When questioned about his decision to shout-out Kinahan in his victory speech, Lazzez claimed he was unaware of the U.S. sanctions and that Kinahan was nothing more than a “friend and advisor” and that Lazzez was “not involved in this kind of stuff.”
Despite Lazzez’s claim of ignorance, his decision to reference Kinahan helped legitimize the alleged crime boss in combat sports, which is exactly what Kinahan has been trying to do over the past few years. It further underscores the extent of Kinahan’s influence within combat sports and the lengths that athletes will go to help defend him, which further exemplifies the role of sportswashing.
However, it was announced Wednesday that MTK Global had ceased operations and that the management group would be closing down at the end of the month. The company cited “unfair scrutiny” since the U.S. government sanctions took effect. Even so, the company statement also noted that MTK gyms, which they claim are operated independently, would remain open for the “foreseeable future.”

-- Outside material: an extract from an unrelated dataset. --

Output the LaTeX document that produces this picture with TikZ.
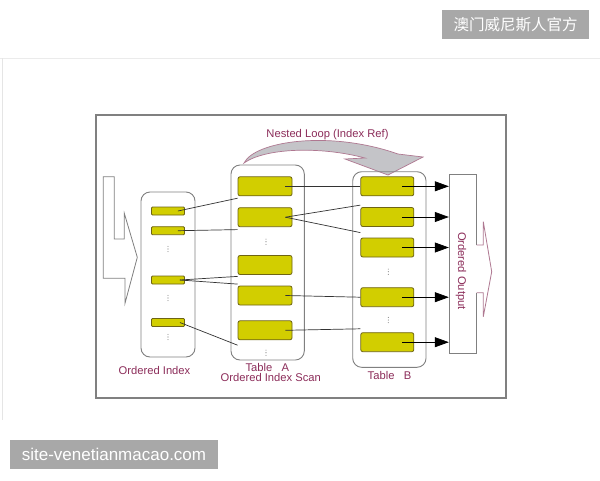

MTK Global’s apparent demise further suggests that Kinahan’s sports empire is crumbling. Nevertheless, it is worth noting that upstart boxing and MMA promoter Probellum is closely linked to Kinahan. A trademark for Probellum was filed in the UK by MTK Global in 2019 and some of Probellum’s executives and fighters have been pictured with Kinahan around Dubai.
Probellum has attempted to distance itself from Kinahan. They refuted claims that Kinahan was financially connected to the company and noted that they retained legal counsel in the US to ensure they comply with the sanctions.
While Kinahan’s combat sports empire appears to be crumbling, it remains to be seen whether this will truly mark the end of the crime lord’s sportswashing ambitions.